REQUIREMENT ->
The listing below must be repeated word for word, with its images excluded.

┌────────

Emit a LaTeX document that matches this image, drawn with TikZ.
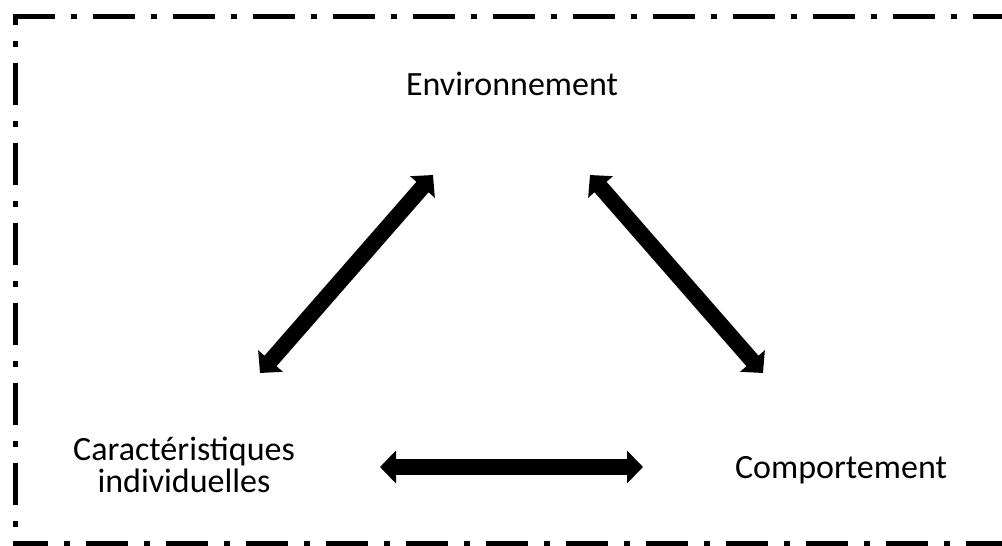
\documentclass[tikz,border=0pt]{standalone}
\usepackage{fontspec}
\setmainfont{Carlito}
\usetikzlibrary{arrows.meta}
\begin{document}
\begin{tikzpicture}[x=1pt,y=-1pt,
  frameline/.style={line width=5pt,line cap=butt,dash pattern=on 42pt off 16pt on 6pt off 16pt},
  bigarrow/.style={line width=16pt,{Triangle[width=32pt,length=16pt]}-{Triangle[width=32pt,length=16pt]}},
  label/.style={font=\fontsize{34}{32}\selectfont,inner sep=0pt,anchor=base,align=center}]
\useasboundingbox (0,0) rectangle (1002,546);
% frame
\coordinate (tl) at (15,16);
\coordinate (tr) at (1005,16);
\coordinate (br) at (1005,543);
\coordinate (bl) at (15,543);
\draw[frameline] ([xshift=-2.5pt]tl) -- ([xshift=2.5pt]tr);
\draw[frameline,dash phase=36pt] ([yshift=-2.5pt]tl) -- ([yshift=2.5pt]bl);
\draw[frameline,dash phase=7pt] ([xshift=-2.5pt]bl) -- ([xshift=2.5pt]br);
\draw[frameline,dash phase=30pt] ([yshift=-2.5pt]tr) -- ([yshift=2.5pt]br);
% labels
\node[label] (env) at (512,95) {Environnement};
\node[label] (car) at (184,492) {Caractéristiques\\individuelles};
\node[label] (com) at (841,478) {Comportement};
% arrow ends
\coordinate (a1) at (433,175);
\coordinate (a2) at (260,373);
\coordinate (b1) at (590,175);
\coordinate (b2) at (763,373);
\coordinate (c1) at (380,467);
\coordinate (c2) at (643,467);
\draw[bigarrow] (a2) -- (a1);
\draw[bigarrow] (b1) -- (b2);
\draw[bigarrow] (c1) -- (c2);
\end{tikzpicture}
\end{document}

└────────

RESULT OF THIS EXERCISE ->
Emit a LaTeX document that matches this image, drawn with TikZ.
\documentclass[tikz,border=0pt]{standalone}
\usepackage{fontspec}
\setmainfont{Carlito}
\usetikzlibrary{arrows.meta}
\begin{document}
\begin{tikzpicture}[x=1pt,y=-1pt,
  frameline/.style={line width=5pt,line cap=butt,dash pattern=on 42pt off 16pt on 6pt off 16pt},
  bigarrow/.style={line width=16pt,{Triangle[width=32pt,length=16pt]}-{Triangle[width=32pt,length=16pt]}},
  label/.style={font=\fontsize{34}{32}\selectfont,inner sep=0pt,anchor=base,align=center}]
\useasboundingbox (0,0) rectangle (1002,546);
% frame
\coordinate (tl) at (15,16);
\coordinate (tr) at (1005,16);
\coordinate (br) at (1005,543);
\coordinate (bl) at (15,543);
\draw[frameline] ([xshift=-2.5pt]tl) -- ([xshift=2.5pt]tr);
\draw[frameline,dash phase=36pt] ([yshift=-2.5pt]tl) -- ([yshift=2.5pt]bl);
\draw[frameline,dash phase=7pt] ([xshift=-2.5pt]bl) -- ([xshift=2.5pt]br);
\draw[frameline,dash phase=30pt] ([yshift=-2.5pt]tr) -- ([yshift=2.5pt]br);
% labels
\node[label] (env) at (512,95) {Environnement};
\node[label] (car) at (184,492) {Caractéristiques\\individuelles};
\node[label] (com) at (841,478) {Comportement};
% arrow ends
\coordinate (a1) at (433,175);
\coordinate (a2) at (260,373);
\coordinate (b1) at (590,175);
\coordinate (b2) at (763,373);
\coordinate (c1) at (380,467);
\coordinate (c2) at (643,467);
\draw[bigarrow] (a2) -- (a1);
\draw[bigarrow] (b1) -- (b2);
\draw[bigarrow] (c1) -- (c2);
\end{tikzpicture}
\end{document}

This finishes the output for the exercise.